Polynomial approximation with doubling weights

Abstract

A nonnegative function \({w \in \mathbb{L}_1[-1, 1]}\) is called a doubling weight if there is a constant L such that \({w(2I) \leqq L w(I)}\), for all intervals \({I \subset [-1, 1]}\), where 2I denotes the interval having the same center as I and twice as large as I, and \({w(I) := \int_I w(u) du}\). In this paper, we establish direct and inverse results for weighted approximation by algebraic polynomials in the \({\mathbb{L}_p, 0 < p \leqq \infty}\), (quasi)norm weighted by \({w_n := \rho_n {(x)}^{-1} \int_{x - \rho_n {(x)}}^{x + \rho_n {(x)}} w(u) du}\), where \({\rho_n {(x)} := n^{-1} \sqrt{1 - x^2} + n^{-2}}\) and w is a doubling weight.

Among other things, we prove that, for a doubling weight \({w, 0 < p \leqq \infty, r \in \mathbb{N}_0}\), and \({0 < \alpha < r + 1 - 1/\lambda_p}\), we have

$$(\ast) \qquad E_n{(f)}_{p, w_n} = O(n^{-\alpha}) \iff \omega_\varphi^{r + 1}(f, n^{-1})_{p, w_n} = O(n^{-\alpha}),$$

where \({\lambda_p := p}\) if \({0 < p < \infty, \lambda_p :=1}\) if \({p = \infty, ||f||_{p, w} := \big(\int_{-1}^1 |f(u)|^p w(u) du \big)^{1/p}, ||f||_{\infty, w} := {\rm ess sup}_{u \in [-1, 1]} \left(|f(u)| w(u)\right), \omega_\varphi^r{(f, t)}_{p, w} := \sup_{0 < h \le t} \left\|\Delta_{h\varphi(\cdot)}^r (f, \cdot)\right\|_{p, w}, E_n{(f)}_{p, w} := \inf_{P_n \in \Pi_n} ||f - P_n||_{p, w}}\), and \({\Pi_n}\) is the set of all algebraic polynomials of degree \({\leqq n - 1}\).

We will also introduce classes of doubling weights \({\mathcal{W}^{\delta, \gamma}}\) with parameters \({{\delta, \gamma \geqq 0}}\) that are used to describe the behavior of \({w_n(x)/w_m(x)}\) for \({m \leqq n}\). It turns out that every class \({\mathcal{W}^{\delta, \gamma}}\) with \({(\delta, \gamma) \in \Upsilon := \{(\delta, \gamma) \in \mathbb{R}^2 \mid \delta \geqq 1, \gamma \geqq 0, \delta + \gamma \geqq 2\}}\) contains all doubling weights w, and for each pair \({(\delta, \gamma) \notin \Upsilon}\), there is a doubling weight not in \({\mathcal{W}^{\delta, \gamma}}\). We will establish inverse theorems and equivalence results similar to (\({\ast}\)) for doubling weights from classes \({\mathcal{W}^{\delta, \gamma}}\). Using the fact that \({1 \in \mathcal{W}^{0, 0}}\), we get the well known inverse results and equivalences of type (\({\ast}\)) for unweighted polynomial approximation as an immediate corollary.

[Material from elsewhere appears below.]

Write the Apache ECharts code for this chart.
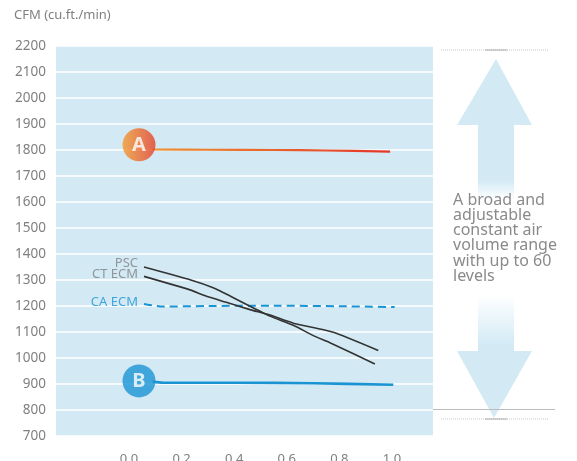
<!DOCTYPE html>
<html>
<head>
<meta charset="utf-8">
<script src="https://cdn.jsdelivr.net/npm/echarts@6/dist/echarts.min.js"></script>
<style>
html,body{margin:0;padding:0;background:#fff;}
#c{width:577px;height:461px;}
</style>
</head>
<body>
<div id="c"></div>
<script>
// ---- data ----
var yTicks = [700, 2200, 100];           // min, max, step for the CFM axis
var xTickLabels = [0.0, 0.2, 0.4, 0.6, 0.8, 1.0];
var seriesA = [[0.09,1802],[0.3,1801],[0.55,1800],[0.75,1798],[0.993,1794]];
var seriesB = [[0.09,909],[0.13,905],[0.4,905],[0.7,903],[1.005,897]];
var psc = [[0.057,1350],[0.232,1301],[0.320,1270],[0.397,1232],[0.460,1199],[0.536,1161],[0.625,1126],[0.701,1086],[0.764,1059],[0.935,977]];
var ctEcm = [[0.057,1314],[0.232,1262],[0.290,1239],[0.370,1214],[0.460,1186],[0.536,1165],[0.625,1134],[0.777,1099],[0.948,1029]];
var caEcm = [[0.057,1208],[0.13,1198],[0.3,1200],[0.55,1201],[0.8,1199],[1.01,1196]];
var markerA = [0.038, 1820];
var markerB = [0.038, 912];
var sideText = 'A broad and\nadjustable\nconstant air\nvolume range\nwith up to 60\nlevels';
var titleText = 'CFM (cu.ft./min)';

var FONT = 'Noto Sans';
var GREY = '#808080';
var LIGHT = '#d3eaf5';
var BLUE = '#1a93d3';

var chart = echarts.init(document.getElementById('c'), null, {renderer:'canvas'});
var option = {
  animation: false,
  textStyle: {fontFamily: FONT},
  grid: {left:56, right:144, top:46, bottom:25, show:true, backgroundColor:LIGHT, borderWidth:0,
    containLabel:false, outerBoundsMode:'none'},
  xAxis: {
    type:'value', min:-0.2776, max:1.156,
    axisLine:{show:false}, axisTick:{show:false}, splitLine:{show:false},
    axisLabel:{customValues:xTickLabels, margin:17, color:GREY, fontSize:13, fontFamily:FONT,
      formatter:function(v){return v.toFixed(1);}}
  },
  yAxis: {
    type:'value', min:yTicks[0], max:yTicks[1], interval:yTicks[2],
    axisLine:{show:false}, axisTick:{show:false},
    splitLine:{show:true, lineStyle:{color:'#ffffff', width:1.5}},
    axisLabel:{margin:10, color:GREY, fontSize:13.5, fontFamily:FONT,
      formatter:function(v){return String(v);}}
  },
  series: [
    {name:'CA ECM', type:'line', data:caEcm, showSymbol:false, smooth:0.3,
      lineStyle:{color:BLUE, width:2, type:[8,5]}},
    {name:'CT ECM', type:'line', data:ctEcm, showSymbol:false, smooth:0.15,
      lineStyle:{color:'#333333', width:1.6}},
    {name:'PSC', type:'line', data:psc, showSymbol:false, smooth:0.15,
      lineStyle:{color:'#333333', width:1.6}},
    {name:'A', type:'line', data:seriesA, showSymbol:false, smooth:0.3,
      lineStyle:{width:2.2, color:new echarts.graphic.LinearGradient(0,0,1,0,[{offset:0,color:'#f0922e'},{offset:1,color:'#e4352a'}])}},
    {name:'B', type:'line', data:seriesB, showSymbol:false, smooth:0.3,
      lineStyle:{width:2.6, color:BLUE}},
    {name:'labels', type:'scatter', symbolSize:0, silent:true,
      data:[
        {value:psc[0], label:{formatter:'PSC', color:GREY, offset:[0,-4]}},
        {value:ctEcm[0], label:{formatter:'CT ECM', color:GREY, offset:[0,-2]}},
        {value:caEcm[0], label:{formatter:'CA ECM', color:BLUE, offset:[0,-2]}}
      ],
      label:{show:true, position:'left', distance:6, fontSize:13, fontFamily:FONT}
    },
    {name:'markers', type:'scatter', symbol:'circle', symbolSize:33, z:5,
      data:[
        {value:markerA, label:{formatter:'A'},
          itemStyle:{color:new echarts.graphic.LinearGradient(0,0,1,0,[{offset:0,color:'#f39a2c'},{offset:1,color:'#e43f2a'}])}},
        {value:markerB, label:{formatter:'B'}, itemStyle:{color:BLUE}}
      ],
      label:{show:true, position:'inside', color:'#fff', fontSize:20, fontWeight:'bold', fontFamily:FONT}
    }
  ],
  graphic: [
    {type:'text', left:14, top:9, style:{text:titleText, fill:GREY, font:'13px "Noto Sans"'}},
    // dotted top and bottom markers
    {type:'line', shape:{x1:441,y1:50,x2:548,y2:50}, style:{stroke:'#c8c8c8', lineWidth:1, lineDash:[1,1]}},
    {type:'line', shape:{x1:485,y1:50,x2:507,y2:50}, style:{stroke:'#aaaaaa', lineWidth:1}},
    {type:'line', shape:{x1:441,y1:419,x2:548,y2:419}, style:{stroke:'#c8c8c8', lineWidth:1, lineDash:[1,1]}},
    {type:'line', shape:{x1:485,y1:419,x2:507,y2:419}, style:{stroke:'#aaaaaa', lineWidth:1}},
    // arrows
    {type:'rect', shape:{x:478, y:124, width:36, height:228}, z:1,
      style:{fill:new echarts.graphic.LinearGradient(0,0,0,1,[
        {offset:0,color:LIGHT},{offset:0.25,color:LIGHT},{offset:0.33,color:'rgba(211,234,245,0)'},
        {offset:0.75,color:'rgba(211,234,245,0)'},{offset:0.97,color:LIGHT},{offset:1,color:LIGHT}])}},
    {type:'polygon', shape:{points:[[496,59],[532,125],[457,125]]}, style:{fill:LIGHT}},
    {type:'polygon', shape:{points:[[457,351],[532,351],[494,418]]}, style:{fill:LIGHT}},
    {type:'line', shape:{x1:433,y1:409.5,x2:555,y2:409.5}, style:{stroke:'#bdbdbd', lineWidth:1.2}, z:10},
    {type:'text', left:453, top:192, z:10, style:{text:sideText, fill:'#8a8a8a', font:'16px "Noto Sans"', lineHeight:15.3}}
  ]
};
chart.setOption(option);
</script>
</body>
</html>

Equivalence type results involving related K-functionals and realization type results (obtained as corollaries of our estimates) are also discussed.

Finally, we mention that (\({\ast}\)) closes a gap left in the paper by G. Mastroianni and V. Totik [13], where (\({\ast}\)) was established for \({p = \infty}\) and \({\omega_\varphi^{r + 2}}\) instead of \({\omega_\varphi^{r + 1}}\) (it was shown there that, in general, (\({\ast}\)) is not valid for \({p = \infty}\) if \({\omega_\varphi^{r + 1}}\) is replaced by \({\omega_\varphi^{r}}\)).